• **Work to do**
Determine the number of lines holding the word "this"; answer with that number only.

— start of Given data —

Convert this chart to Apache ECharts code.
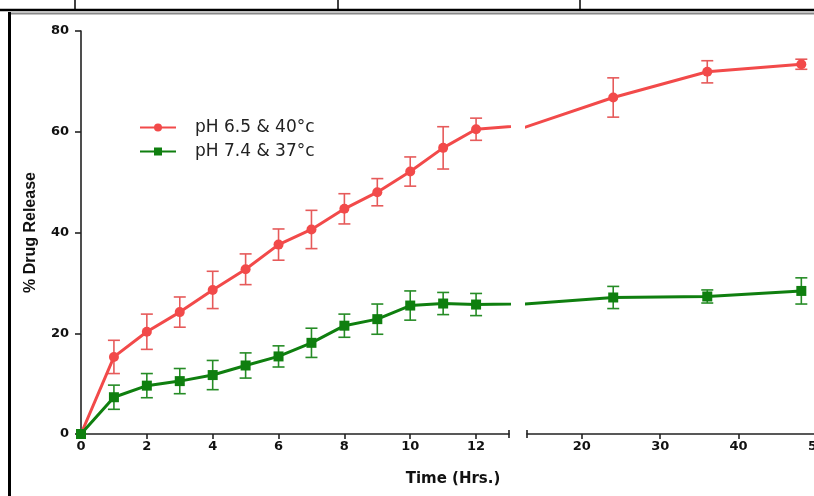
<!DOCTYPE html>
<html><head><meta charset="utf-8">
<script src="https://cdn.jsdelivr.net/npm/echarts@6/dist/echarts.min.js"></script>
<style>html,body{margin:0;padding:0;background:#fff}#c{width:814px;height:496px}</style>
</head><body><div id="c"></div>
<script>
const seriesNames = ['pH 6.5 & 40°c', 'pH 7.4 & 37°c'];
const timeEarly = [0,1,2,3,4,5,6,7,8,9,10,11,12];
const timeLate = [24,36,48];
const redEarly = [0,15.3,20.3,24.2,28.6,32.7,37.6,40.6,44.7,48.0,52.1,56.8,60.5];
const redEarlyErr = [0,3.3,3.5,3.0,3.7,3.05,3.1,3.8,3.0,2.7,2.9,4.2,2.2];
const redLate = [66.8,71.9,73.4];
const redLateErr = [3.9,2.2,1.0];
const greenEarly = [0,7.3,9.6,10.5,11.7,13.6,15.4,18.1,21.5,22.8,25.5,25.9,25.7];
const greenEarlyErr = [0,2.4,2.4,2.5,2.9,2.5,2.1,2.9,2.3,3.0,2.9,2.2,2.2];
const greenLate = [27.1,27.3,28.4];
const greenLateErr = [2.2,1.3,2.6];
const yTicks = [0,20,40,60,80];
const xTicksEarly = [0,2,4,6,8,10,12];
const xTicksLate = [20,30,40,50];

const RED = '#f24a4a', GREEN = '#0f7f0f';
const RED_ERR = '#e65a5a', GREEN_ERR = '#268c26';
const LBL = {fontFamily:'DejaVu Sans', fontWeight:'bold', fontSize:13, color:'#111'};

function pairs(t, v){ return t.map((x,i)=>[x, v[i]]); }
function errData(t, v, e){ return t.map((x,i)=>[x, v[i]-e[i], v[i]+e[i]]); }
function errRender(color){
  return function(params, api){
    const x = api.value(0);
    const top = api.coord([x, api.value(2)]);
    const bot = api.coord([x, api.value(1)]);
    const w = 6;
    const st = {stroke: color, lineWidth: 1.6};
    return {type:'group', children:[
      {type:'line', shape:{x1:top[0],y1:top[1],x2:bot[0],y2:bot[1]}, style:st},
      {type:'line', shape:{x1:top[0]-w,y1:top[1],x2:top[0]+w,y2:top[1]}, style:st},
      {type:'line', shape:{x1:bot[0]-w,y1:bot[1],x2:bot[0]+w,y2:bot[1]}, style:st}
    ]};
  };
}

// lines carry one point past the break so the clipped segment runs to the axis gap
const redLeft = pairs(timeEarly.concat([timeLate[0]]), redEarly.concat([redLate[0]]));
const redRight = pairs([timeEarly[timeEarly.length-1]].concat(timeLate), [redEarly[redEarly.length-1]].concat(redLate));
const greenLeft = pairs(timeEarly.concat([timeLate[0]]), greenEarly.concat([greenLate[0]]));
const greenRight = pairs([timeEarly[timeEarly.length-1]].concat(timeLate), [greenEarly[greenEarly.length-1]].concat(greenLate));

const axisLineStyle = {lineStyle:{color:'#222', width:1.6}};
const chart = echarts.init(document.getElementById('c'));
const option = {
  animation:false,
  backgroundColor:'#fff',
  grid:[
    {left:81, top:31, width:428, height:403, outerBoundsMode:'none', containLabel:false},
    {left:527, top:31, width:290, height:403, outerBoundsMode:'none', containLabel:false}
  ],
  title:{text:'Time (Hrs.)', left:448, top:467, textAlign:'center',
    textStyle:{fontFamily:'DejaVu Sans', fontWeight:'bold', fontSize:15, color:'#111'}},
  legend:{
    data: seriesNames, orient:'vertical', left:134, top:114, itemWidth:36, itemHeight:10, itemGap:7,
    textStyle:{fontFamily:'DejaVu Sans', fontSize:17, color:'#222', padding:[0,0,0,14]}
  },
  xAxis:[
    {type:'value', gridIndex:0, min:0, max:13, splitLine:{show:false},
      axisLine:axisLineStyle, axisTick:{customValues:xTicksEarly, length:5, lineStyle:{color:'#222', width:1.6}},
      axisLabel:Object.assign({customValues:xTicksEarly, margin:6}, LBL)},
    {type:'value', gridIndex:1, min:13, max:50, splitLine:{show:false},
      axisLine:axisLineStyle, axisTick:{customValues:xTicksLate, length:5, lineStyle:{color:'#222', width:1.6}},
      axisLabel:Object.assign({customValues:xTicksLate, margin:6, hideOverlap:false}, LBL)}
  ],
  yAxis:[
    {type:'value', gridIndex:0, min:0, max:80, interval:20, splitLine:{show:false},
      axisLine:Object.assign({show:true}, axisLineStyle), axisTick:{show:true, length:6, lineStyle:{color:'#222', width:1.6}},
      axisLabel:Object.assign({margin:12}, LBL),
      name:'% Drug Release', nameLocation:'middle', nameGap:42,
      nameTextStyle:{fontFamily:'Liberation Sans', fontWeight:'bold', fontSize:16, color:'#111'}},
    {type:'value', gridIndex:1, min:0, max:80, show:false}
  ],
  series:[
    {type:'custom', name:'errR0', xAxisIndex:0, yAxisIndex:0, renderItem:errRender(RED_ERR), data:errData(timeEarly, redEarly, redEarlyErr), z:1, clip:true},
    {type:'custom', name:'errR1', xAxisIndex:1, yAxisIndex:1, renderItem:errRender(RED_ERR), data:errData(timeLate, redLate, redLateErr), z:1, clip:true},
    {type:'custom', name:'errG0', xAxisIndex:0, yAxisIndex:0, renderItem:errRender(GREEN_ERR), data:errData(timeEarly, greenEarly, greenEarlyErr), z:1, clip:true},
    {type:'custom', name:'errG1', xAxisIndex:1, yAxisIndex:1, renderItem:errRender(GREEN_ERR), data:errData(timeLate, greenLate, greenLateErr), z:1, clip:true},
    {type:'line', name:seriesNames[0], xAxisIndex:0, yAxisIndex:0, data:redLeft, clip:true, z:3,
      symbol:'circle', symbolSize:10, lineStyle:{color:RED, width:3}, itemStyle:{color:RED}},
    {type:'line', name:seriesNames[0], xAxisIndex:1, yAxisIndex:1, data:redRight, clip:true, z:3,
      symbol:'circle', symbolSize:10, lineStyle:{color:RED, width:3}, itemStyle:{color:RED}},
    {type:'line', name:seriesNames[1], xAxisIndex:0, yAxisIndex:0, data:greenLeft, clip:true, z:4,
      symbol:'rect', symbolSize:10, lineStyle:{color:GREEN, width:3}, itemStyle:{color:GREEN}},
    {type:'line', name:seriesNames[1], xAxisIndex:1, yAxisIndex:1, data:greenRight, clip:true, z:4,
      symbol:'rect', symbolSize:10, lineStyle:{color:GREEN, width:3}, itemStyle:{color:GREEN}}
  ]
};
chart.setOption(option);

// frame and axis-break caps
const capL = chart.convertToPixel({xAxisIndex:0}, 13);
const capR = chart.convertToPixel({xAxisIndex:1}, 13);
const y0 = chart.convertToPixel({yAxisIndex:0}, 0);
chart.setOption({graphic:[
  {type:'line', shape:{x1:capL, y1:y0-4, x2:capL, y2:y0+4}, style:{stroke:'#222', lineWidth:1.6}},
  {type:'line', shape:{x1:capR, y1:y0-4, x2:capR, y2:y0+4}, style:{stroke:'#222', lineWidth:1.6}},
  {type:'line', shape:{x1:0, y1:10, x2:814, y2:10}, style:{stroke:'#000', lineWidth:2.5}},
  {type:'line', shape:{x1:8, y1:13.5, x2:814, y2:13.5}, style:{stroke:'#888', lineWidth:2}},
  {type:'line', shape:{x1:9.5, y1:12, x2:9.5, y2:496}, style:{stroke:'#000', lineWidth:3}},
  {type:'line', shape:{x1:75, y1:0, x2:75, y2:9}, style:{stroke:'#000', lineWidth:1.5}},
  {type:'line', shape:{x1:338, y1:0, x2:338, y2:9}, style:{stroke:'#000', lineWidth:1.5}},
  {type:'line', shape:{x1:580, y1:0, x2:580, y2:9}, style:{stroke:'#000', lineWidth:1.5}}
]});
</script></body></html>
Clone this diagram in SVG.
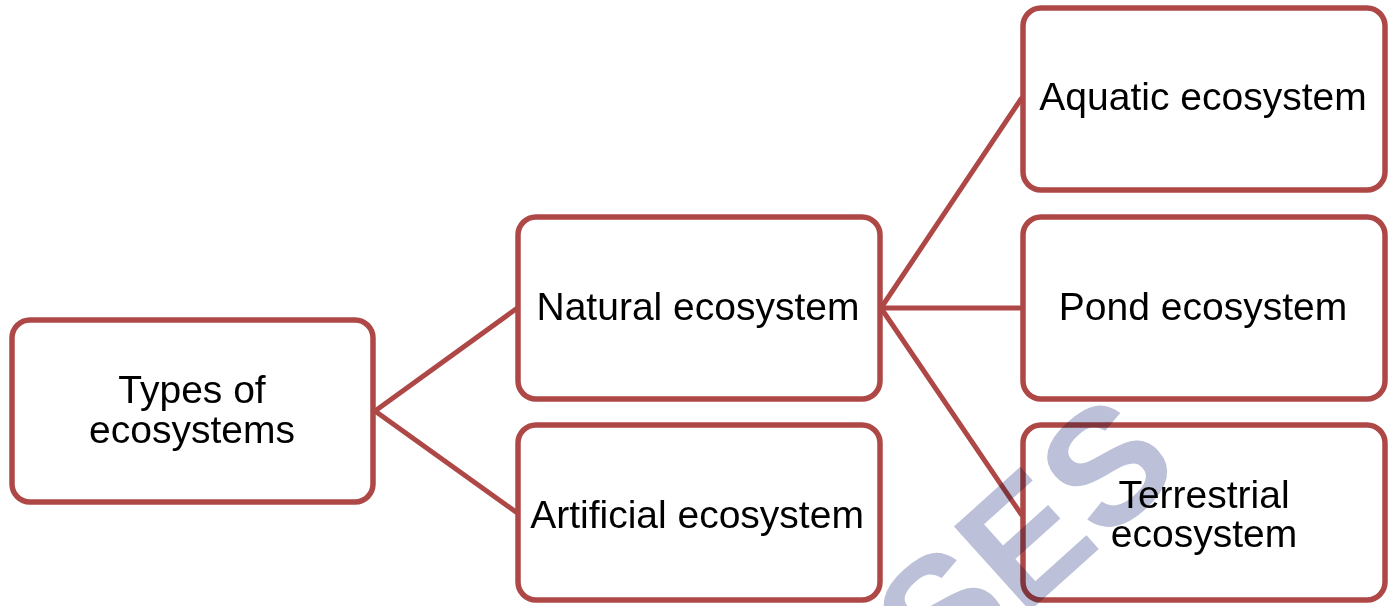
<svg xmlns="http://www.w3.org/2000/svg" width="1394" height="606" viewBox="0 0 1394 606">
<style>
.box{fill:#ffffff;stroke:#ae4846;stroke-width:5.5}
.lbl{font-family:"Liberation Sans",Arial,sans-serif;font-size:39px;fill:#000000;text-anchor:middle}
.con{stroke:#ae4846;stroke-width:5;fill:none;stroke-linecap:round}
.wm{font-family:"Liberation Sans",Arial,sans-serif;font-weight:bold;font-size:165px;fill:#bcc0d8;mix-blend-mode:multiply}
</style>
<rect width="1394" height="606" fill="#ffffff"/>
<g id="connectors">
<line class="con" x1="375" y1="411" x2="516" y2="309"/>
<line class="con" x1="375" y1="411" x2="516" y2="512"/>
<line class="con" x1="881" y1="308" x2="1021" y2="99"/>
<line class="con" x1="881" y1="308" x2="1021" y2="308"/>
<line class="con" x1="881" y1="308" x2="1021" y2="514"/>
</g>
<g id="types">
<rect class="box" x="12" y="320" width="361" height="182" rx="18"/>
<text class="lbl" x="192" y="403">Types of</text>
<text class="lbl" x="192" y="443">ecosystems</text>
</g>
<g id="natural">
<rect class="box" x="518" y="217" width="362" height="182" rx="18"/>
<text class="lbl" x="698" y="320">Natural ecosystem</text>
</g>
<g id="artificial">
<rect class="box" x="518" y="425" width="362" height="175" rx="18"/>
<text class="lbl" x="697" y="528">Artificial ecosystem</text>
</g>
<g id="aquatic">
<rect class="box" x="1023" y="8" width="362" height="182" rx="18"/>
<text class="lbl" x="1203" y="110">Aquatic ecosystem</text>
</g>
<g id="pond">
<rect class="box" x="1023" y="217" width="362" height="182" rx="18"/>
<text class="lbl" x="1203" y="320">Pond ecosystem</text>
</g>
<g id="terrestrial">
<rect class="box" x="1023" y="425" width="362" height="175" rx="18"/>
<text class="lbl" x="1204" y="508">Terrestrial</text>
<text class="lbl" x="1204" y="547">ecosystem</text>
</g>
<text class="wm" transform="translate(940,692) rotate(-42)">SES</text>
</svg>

— end of Given data —

• **Exercise solution**
2